Sevgili okurlarım bir ömür için değil bir günün akşamında bile o günün bir kar zarar oranı hesap edilmeli yirmi dört saatlik bir zaman diliminde yaşadıklarımızdan geriye gönlümüzü huzura erdiren güzellikler mi yoksa vicdanımızı kanatan pişmanlıklar mı kalmış. Hangi durumda olursa olsun zaman akıp gitmekte bize bahşedilen her bir gün saati o gün içinde amacına uygun kullananlar çok şey kazanmış saçıp savuranlar ise avuçları bomboş kalanlar olmuştur.
Hülasa her değerin varlığın kıymetini elden çıktıktan sonra anlamanın hakikaten bir manası yok bağlanıp kaldığımız, bitmeyecek sandığımız günler de bir göz açıp gidecek.
Değerli okurlarım öncelikle kendi me kendi nefsime söylüyorum güzellikler için acele etmekten başka seçeneğimiz yok bu gün gönül hanemize eklediklerimiz yarınlardaki varlıklarımızın aynası olacaktır.
Geçen gün bir dost sohbetinde öyle sanıyorum ki tüm gençlerimiz tanır hatta isim zikretmekte de bir sakıncası yoktur zira aramızda olan münasebetlerden aldığım rahatlıkla ismini yazıyorum ( Mehmet Sabit KARA) kardeşimle hasbihal ederken gençlikle alakalı ortak endişelerimizin olduğunu dile getirdik ve şöyle bir konuyu ele aldık gençlik dinamikliğini ve heyecanını olumlu kanallara yönlendirdiği sürece hem kendisi hem içinde yaşadığı toplum için maddi ve manevi yücelmeler manasına gelecektir.
Gençlik de diğer varlıklar gibi bizlere emanettir ve de nimettir.

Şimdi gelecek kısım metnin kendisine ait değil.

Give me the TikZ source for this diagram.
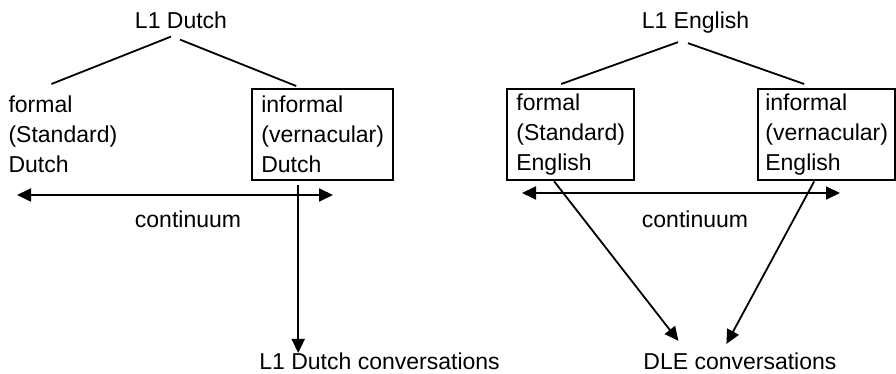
\documentclass[tikz,border=0pt]{standalone}
\usepackage{fontspec}
\setmainfont{Liberation Sans}
\usetikzlibrary{arrows.meta}

\begin{document}
\begin{tikzpicture}[x=0.5pt, y=-0.5pt,
    every node/.style={font=\fontsize{11.5}{15}\selectfont},
    >={Triangle[length=7pt,width=6.5pt]},
    lbl/.style={inner sep=0pt},
    variety/.style={anchor=north west, align=left, minimum height=45.5pt, inner sep=0pt},
    boxed/.style={variety, draw, line width=1.2pt},
    link/.style={line width=0.9pt}]
    \useasboundingbox (0,0) rectangle (896,374);

    % Draw the first languages
    \node[lbl, anchor=base] (dutch) at (181,29) {L1 Dutch};
    \node[lbl, anchor=base] (english) at (695.5,29) {L1 English};

    % Draw the varieties
    \node[variety, minimum width=62.5pt] (fdutch) at (0,88) {formal\\(Standard)\\Dutch};
    \node[boxed, minimum width=70.5pt] (idutch) at (251,88) {informal\\(vernacular)\\Dutch};
    \node[boxed, minimum width=63.5pt] (feng) at (506,88) {formal\\(Standard)\\English};
    \node[boxed, minimum width=68.5pt] (ieng) at (757,88) {informal\\(vernacular)\\English};

    % Connect languages to varieties
    \draw[link] ([xshift=-5pt,yshift=-3.5pt]dutch.south) -- ([xshift=-5.75pt,yshift=2pt]fdutch.north);
    \draw[link] ([xshift=-0.5pt,yshift=-5pt]dutch.south) -- ([xshift=-13.25pt,yshift=1pt]idutch.north);
    \draw[link] ([xshift=-8.75pt,yshift=-4pt]english.south) -- ([xshift=-4.75pt,yshift=2pt]feng.north);
    \draw[link] ([xshift=-3.75pt,yshift=-4.5pt]english.south) -- ([xshift=-11.25pt,yshift=2pt]ieng.north);

    % Add the continua
    \coordinate (dleft) at (17,195);
    \coordinate (dright) at (333,195);
    \coordinate (eleft) at (522,193);
    \coordinate (eright) at (840,193);
    \draw[link,<->] (dleft) -- (dright);
    \draw[link,<->] (eleft) -- (eright);
    \node[lbl, anchor=base] (dcont) at (188,228) {continuum};
    \node[lbl, anchor=base] (econt) at (695,228) {continuum};

    % Add the conversations
    \node[lbl, anchor=base west] (dconv) at (259,370) {L1 Dutch conversations};
    \node[lbl, anchor=base west] (dle) at (643,370) {DLE conversations};
    \draw[link,->] ([xshift=-12.25pt,yshift=-2pt]idutch.south) -- ([xshift=-12.25pt]dconv.north -| idutch.south);
    \draw[link,->] ([xshift=-8.25pt]feng.south) -- ([xshift=-30.75pt,yshift=6pt]dle.north);
    \draw[link,->] ([xshift=-6.25pt]ieng.south) -- ([xshift=-6.75pt,yshift=4.5pt]dle.north);
\end{tikzpicture}
\end{document}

O nimetin şükrünü eda edenler ebedi bir baharda saklanmasını bilendir. Hayatı ve gençlik baharını bahşedenin istekleri doğrultusunda fitnenin ve sonunda hüsranın olduğu cazibelere kapılmadan geçirebilenler, karşılığında meyvesini yiyenler olacaktır.
Yazımı nihayete erdirirken değerli büyüklerimizin özellikle Yoncakaya köyümüzün dernek ve yönetimlerinin dikkatini gençliğe gençlerimize çevirmesini ve gençlerimize yönelik sosyal. maddi ve manevi projeler geliştirmeli İstanbul gibi dünya şehri olan bu kente gençlerimize sahip çıkmalıdır. Bu çerçevede bananecilik, bana dokunmayan yılan bin yaşasın mantığı çağın gerisinde kalmıştır. Üniversite okuyan gençlerime sahip çıkıp maddi olanağı olmayan gençlere bur çalışması gerçekleştirmelidir.
Gençlere yönelik projelerin devam etmesini ısrarla tavsiye ediyorum, kendi payıma her zaman gençlerin yanında olacağımı tekrar ediyorum.